PSYCHIATRIC NURSES at University Hospital Waterford are to go on strike today to protest overcrowding in their hospital.
The decision comes amid increasing reports of overcrowding in Irish hospitals around the country and comes less than a week after it was revealed that over 600 patients were waiting to be given beds.
Earlier this week, photos emerged of patients sleeping on the floor of the Psychiatric Unit in University Hospital Waterford.
Those striking say that unprecedented levels of overcrowding, as well as staff shortages, are leading to standards of care for patients being continuously compromised, and members of staff working in the psychiatric unit are being put under "intolerable pressure" as a result.
Industrial relations officer with the PNA Michael Hayes says those in authority need to stop burying their heads in the sand.
"There is no one in the HSE [or] Health Commission [or] Government that doesn't know this is going on," he said.
"No one there can say they don't know it's going on for the last two years. We're looking for a commitment now to ensure that this never happens again."

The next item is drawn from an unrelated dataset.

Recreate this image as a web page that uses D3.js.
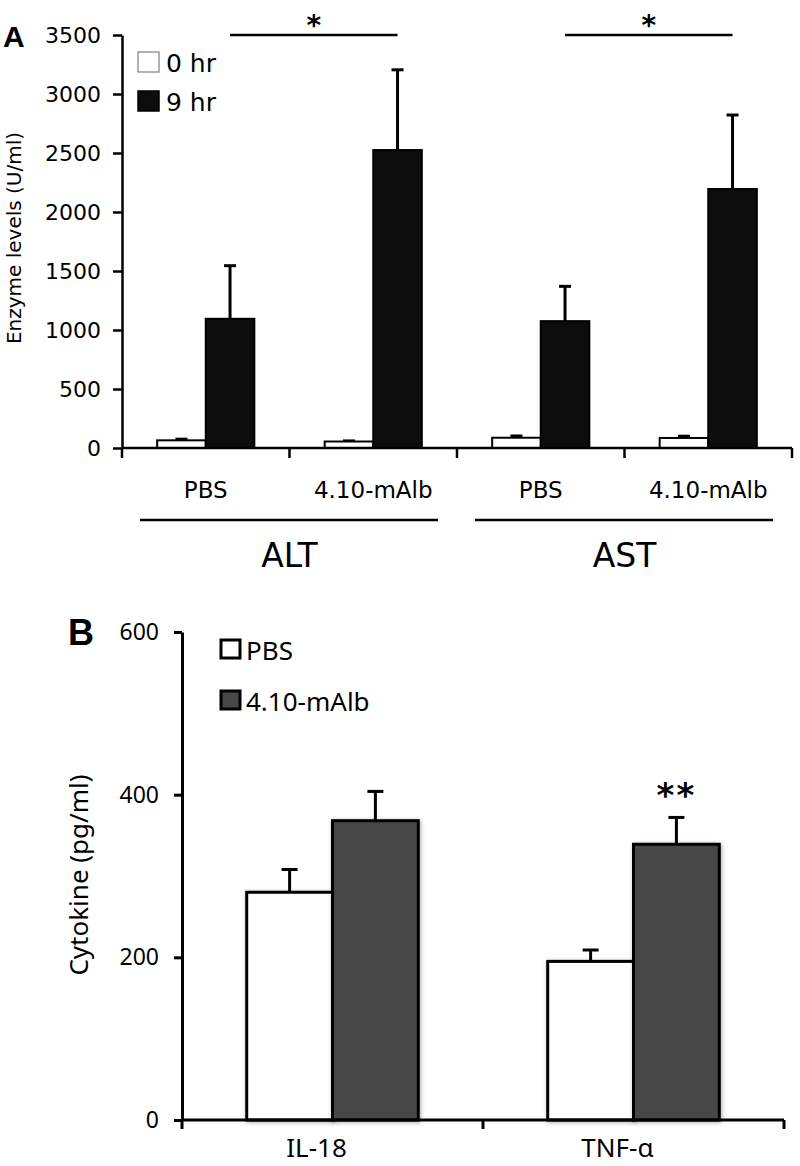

The Psychiatric Nurses Association says mental health services have been massively neglected since the recession in 2008, with hundreds of nurses moving abroad and several hundred vacancies in the service.
Earlier this month, a 19-year-old Waterford student spoke of the "disgraceful" conditions within the hospital, adding that she saw patients covered in their own urine and faeces.
"There were male patients wearing nappies. One man was very confused and soiled, there was no privacy for him. Other patients would make comments," she told the Irish Examiner.
She mentioned that staff were doing their very best, but there simply wasn't enough of them to tend to the patients on a regular basis.